The cybersecurity battlefield of digital identities

Digital identities are under attack, therefore effective mitigation is crucial.
F5 Labs explored the influence of security measures on mitigating credential stuffing attacks, with some proving more determined and sophisticated

The technology landscape is ever-changing, and businesses must adopt new technologies to stay ahead. According to recent research from F5 Labs, digital identities have evolved into a battleground for cybersecurity, where one-fifth of authentication requests originate from malicious automated systems.

The 2023 Identity Threat Report: The Unpatchables examined 320 billion data transactions within the systems of 159 organisations from March 2022 to April 2023. In cases where no protective measures were implemented, the average automation rate, a key indicator of credential stuffing attacks, stood at 19.4%. However, this figure dropped significantly to 6% when proactive measures were put in place.
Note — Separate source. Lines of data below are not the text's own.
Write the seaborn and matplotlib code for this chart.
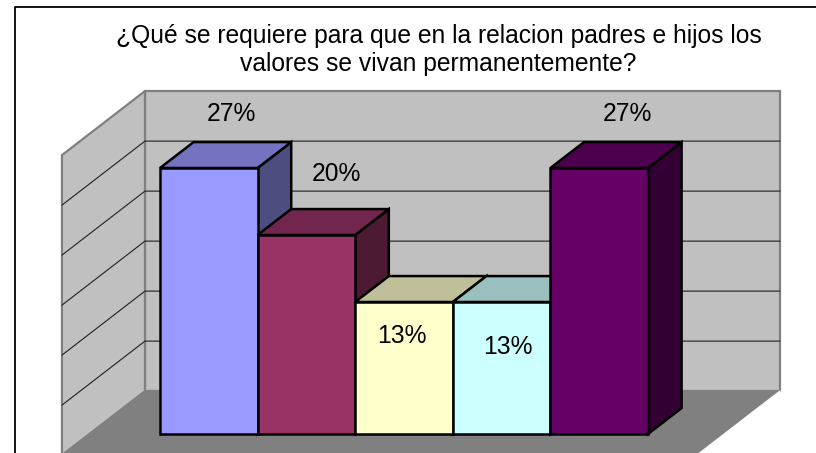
import matplotlib
matplotlib.use("Agg")
import matplotlib.pyplot as plt
from matplotlib.colors import to_rgb
from matplotlib.lines import Line2D
from matplotlib.patches import Polygon
import pandas as pd
import seaborn as sns

# data
categories = ["Opción 1", "Opción 2", "Opción 3", "Opción 4", "Opción 5"]
values = [26.6, 19.9, 13.2, 13.2, 26.6]
bar_colors = ["#9999FF", "#993366", "#FFFFCC", "#CCFFFF", "#660066"]
value_ticks = [0, 5, 10, 15, 20, 25, 30]
title_lines = "¿Qué se requiere para que en la relacion padres e hijos los\nvalores se vivan permanentemente?"

# layout (pixels of the 816x453 canvas)
W, H = 816, 453
CAT_PX, VAL_PX = 97.6, 10.0
CAT0_PX, VAL0_PX = 208.8, 434.0
DEPTH_X_PX, DEPTH_Y_PX = 83.0, 64.0
BAR_PLANE, BAR_DEPTH = 0.33, 0.405
WALL_L, WALL_R = -1.224, 5.282
LABEL_DX_PX = [23, 30, -2, 6, 28]
LABEL_DY_PX = [54, 61, -34, -45, 54]
EDGE_LW = 1.8

sns.set_theme(style="white", rc={"font.family": ["Liberation Sans", "DejaVu Sans"]})
fig = plt.figure(figsize=(W / 100, H / 100), dpi=100, facecolor="white")
ax = fig.add_axes([0, 0, 1, 1])

df = pd.DataFrame({"cat": categories, "val": values})
sns.barplot(data=df, x="cat", y="val", hue="cat", palette=bar_colors, width=1.0,
            saturation=1, legend=False, edgecolor="black", linewidth=EDGE_LW,
            zorder=3, ax=ax)
ax.set_xlim(-CAT0_PX / CAT_PX, (W - CAT0_PX) / CAT_PX)
ax.set_ylim((VAL0_PX - H) / VAL_PX, VAL0_PX / VAL_PX)
ax.axis("off")


def proj(cat, val, z):
    """Oblique projection: z = 0 front of floor, z = 1 back wall."""
    return (cat + (z - BAR_PLANE) * DEPTH_X_PX / CAT_PX,
            val + (z - BAR_PLANE) * DEPTH_Y_PX / VAL_PX)


top = value_ticks[-1]
floor = [proj(WALL_L, 0, 0), proj(WALL_L, 0, 1), proj(WALL_R, 0, 1), proj(WALL_R, 0, 0)]
back = [proj(WALL_L, 0, 1), proj(WALL_L, top, 1), proj(WALL_R, top, 1), proj(WALL_R, 0, 1)]
left = [proj(WALL_L, 0, 0), proj(WALL_L, top, 0), proj(WALL_L, top, 1), proj(WALL_L, 0, 1)]
ax.add_patch(Polygon(floor, facecolor="#808080", edgecolor="none", zorder=1))
ax.add_patch(Polygon(back, facecolor="#C0C0C0", edgecolor="#808080", lw=1.6, zorder=1.2))
ax.add_patch(Polygon(left, facecolor="#C0C0C0", edgecolor="#808080", lw=1.6, zorder=1.2))
edge = [proj(WALL_R, 0, 1), proj(WALL_R, 0, 0)]
ax.plot(*zip(*edge), color="white", lw=1.0, zorder=1.3)

for v in value_ticks[1:-1]:
    ax.plot(*zip(proj(WALL_L, v, 0), proj(WALL_L, v, 1), proj(WALL_R, v, 1)),
            color="#202020", lw=0.8, zorder=1.5)

# 3D faces of each bar, built from the bars seaborn drew
z0, z1 = BAR_PLANE, BAR_PLANE + BAR_DEPTH
for i, (bar, color) in enumerate(zip(ax.patches, bar_colors)):
    c0 = bar.get_x()
    c1 = c0 + bar.get_width()
    h = bar.get_height()
    rgb = to_rgb(color)
    bar.set_zorder(2 + i + 0.5)
    bar.set_joinstyle("miter")
    ax.add_patch(Polygon([proj(c1, 0, z0), proj(c1, h, z0), proj(c1, h, z1), proj(c1, 0, z1)],
                         facecolor=[x * 0.5 for x in rgb], edgecolor="black", lw=EDGE_LW, zorder=2 + i))
    ax.add_patch(Polygon([proj(c0, h, z0), proj(c0, h, z1), proj(c1, h, z1), proj(c1, h, z0)],
                         facecolor=[x * 0.75 for x in rgb], edgecolor="black", lw=EDGE_LW, zorder=2 + i + 0.2))

for i, (bar, v) in enumerate(zip(ax.patches, values)):
    ax.text(bar.get_x() + bar.get_width() / 2 + LABEL_DX_PX[i] / CAT_PX,
            v + LABEL_DY_PX[i] / VAL_PX, f"{round(v)}%",
            ha="center", va="center", fontsize=17.7, color="black", zorder=20)

fig.text(438.5 / W, 1 - 50 / H, title_lines, ha="center", va="center", fontsize=17.7,
         color="black", linespacing=1.2)

# chart frame, cut by the picture edges
fig.add_artist(Line2D([15 / W, 15 / W, 1], [0, 1 - 6.5 / H, 1 - 6.5 / H], color="black", lw=1.3))

fig.savefig("out.png", dpi=100)
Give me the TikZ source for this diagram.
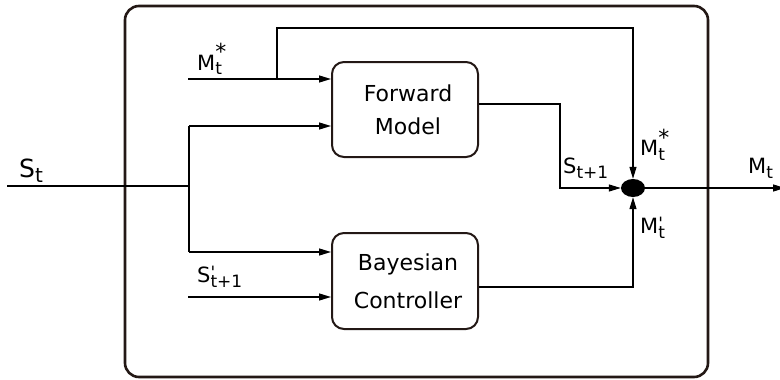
\documentclass[tikz,border=0pt]{standalone}
\usepackage{fontspec}
\setmainfont{DejaVu Sans}
\usetikzlibrary{arrows.meta,shapes.geometric}
\definecolor{boxcol}{HTML}{231815}
% sub/superscript sizes for the signal labels
\newcommand\subsz{\fontsize{17}{17}\selectfont}
\newcommand\starsz{\fontsize{22}{22}\selectfont}
% #1 base letter, #2 subscript, #3 mark above, #4 raise of the mark
\newcommand\symb[4]{#1\rlap{\raisebox{#4}{#3}}\raisebox{-5pt}{\subsz #2}}
\newcommand\strmark{\starsz *}
\newcommand\prmark{\subsz\textquotesingle}
\begin{document}
\begin{tikzpicture}[x=1pt,y=-1pt,
  wire/.style={line width=1.3pt, draw=black},
  arr/.style={wire, -{Triangle[length=12pt,width=7pt]}},
  block/.style={draw=boxcol, line width=2pt, rounded corners=12pt,
    minimum width=146pt, align=center, inner sep=0pt},
  lbl/.style={anchor=base west, inner sep=0pt, font=\fontsize{21}{25}\selectfont},
]
\useasboundingbox (0,0) rectangle (780,380);

% enclosing frame
\node[draw=boxcol, line width=2.6pt, rounded corners=14pt,
  minimum width=583pt, minimum height=371pt, inner sep=0pt] (frame) at (416.5,191.5) {};

% the two blocks
\node[block, minimum height=95pt, font=\fontsize{22}{33}\selectfont] (fm) at (405,109.5)
  {\hspace*{6pt}Forward\\\hspace*{6pt}Model};
\node[block, minimum height=96pt, font=\fontsize{22}{38}\selectfont] (bc) at (405,281)
  {\hspace*{6pt}Bayesian\\\hspace*{6pt}Controller};

% combining junction
\node[ellipse, fill=black, minimum width=24pt, minimum height=18pt, inner sep=0pt] (jn) at (633,188) {};

% helper points
\coordinate (in) at (7,186);
\coordinate (sp) at (189,186);
\coordinate (sp1) at (189,126);
\coordinate (sp2) at (189,252);
\coordinate (mi) at (188,79);
\coordinate (br) at (277,79);
\coordinate (top) at (277,28);
\coordinate (fo) at (560,104);
\coordinate (bo) at (633,287);
\coordinate (si) at (188,297);
\coordinate (out) at (785,188);

% state input split to both blocks
\draw[wire] (in) -- (sp);
\draw[wire] (sp1) -- (sp2);
\draw[arr] (sp1) -- (sp1 -| fm.west);
\draw[arr] (sp2) -- (sp2 -| bc.west);

% motor command input and its bypass
\draw[arr] (mi) -- (mi -| fm.west);
\draw[arr] (br) -- (top) -| (jn.north);

% desired next state into controller
\draw[arr] (si) -- (si -| bc.west);

% block outputs into the junction
\draw[arr] (fm.east |- fo) -- (fo) |- (jn.west);
\draw[arr] (bc.east |- bo) -- (bo) -- (jn.south);

% final output
\draw[arr] (jn.east) -- (out);

% signal labels
\node[lbl] at (197,70) {\symb{M}{t}{\strmark}{10pt}};
\node[lbl, font=\fontsize{25}{30}\selectfont] at (19,177) {S\raisebox{-5pt}{\fontsize{20}{20}\selectfont t}};
\node[lbl] at (197,282) {\symb{S}{t+1}{\prmark}{4pt}};
\node[lbl] at (563,173) {\symb{S}{t+1}{}{0pt}};
\node[lbl] at (640,155) {\symb{M}{t}{\strmark}{10pt}};
\node[lbl] at (640,233) {\symb{M}{t}{\prmark}{4pt}};
\node[lbl] at (748,173) {\symb{M}{t}{}{0pt}};
\end{tikzpicture}
\end{document}
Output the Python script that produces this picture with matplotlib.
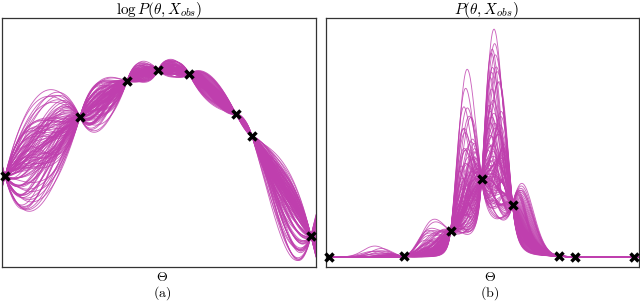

Credential stuffing attacks involve malicious actors using stolen usernames and passwords from one system to infiltrate others, with automated tools playing a central role in enabling attackers to maximise their attack attempts.

Sander Vinberg, Threat Research Evangelist at F5 Labs, says: “Digital identities have long been a priority for attackers, and the threat is growing as the prevalence of non-human identities increases.

“Our research shows the extent to which digital identities are under attack and the importance of effective mitigation. Significantly, we found a consistent pattern in which the use of malicious automation immediately declined to a lower level when protections are in place, with attackers tending to give up in search of easier targets.”

The growing problem of credential stuffing

Credential stuffing is a rising threat for two main reasons. Firstly, it's due to the widespread accessibility of extensive databases containing breached credentials, such as "Collection #1-5," which openly disclosed 22 billion username and password combinations in plaintext to the hacker community. 

Secondly, nowadays there are more sophisticated bots that are capable of conducting simultaneous login attempts, seemingly originating from various IP addresses. These sophisticated bots can often bypass rudimentary security safeguards, like blocking IP addresses with excessive failed login attempts.

The benefits of effective mitigation on credential stuffing attacks

One of the main points of the study delved into the influence of security measures on mitigating credential stuffing attacks. These measures had the effect of altering attacker behaviour, leading to a decrease in the use of malicious automation. F5 Labs discovered that in the absence of security mitigations, attacks were more frequent on mobile endpoints than on web endpoints. 

However, although it seemed that the introduction of mitigations led to a substantial reduction in mobile attacks, there was a subsequent increase in attacks being directed at web endpoints. As well as this, the application of mitigations seemed to play a role in the sophistication of attacks. 

“Our analysis shows that many attackers simply move on when protections are implemented,” said Vinberg. “Attackers that continue to target a system with mitigations in place are clearly more determined and sophisticated, harnessing tools that allow them to closely replicate human behaviour or work harder to conceal their activities.

“For example, we observed one attack that emulated 513,000 unique user interactions across 516,000 requests – recycling identifiable features in less than 1% of instances. With the most sophisticated attacks, manual observation is sometimes required to identify malicious behaviour and create a new signature.”

A wave of new threats are emerging

Alongside the ever-evolving landscape of cybersecurity, F5 Labs also noted the emergence of a fresh wave of threats. For example, in August 2022, an advertisement surfaced on the Dark Web showcasing a voice phishing system that would employ artificial intelligence to automate phishing calls, therefore with the increasing sophistication and declining costs of AI, means that such approaches are set to become more routine and effective over time.

“Looking ahead, Identity providers should employ an anti-bot solution to mitigate malicious automation such as credential stuffing. Even simple anti-bot solutions can mitigate the bulk of unsophisticated credential stuffing,” Vinberg added.

“Organisations can further strengthen their defences through the use of cryptography-based MFA solutions, such as those based on the WebAUthn or FIDO2 protocols. Ultimately, there is no silver bullet for combating identity-based attacks. Defenders must monitor and detect attacks, quantify the error rate of their detection, and adapt accordingly. 

“The more we study these attacks and their constantly shifting nature, the better we can manage the risk of vulnerabilities that are inherent in any system which users must prove their identity to access.”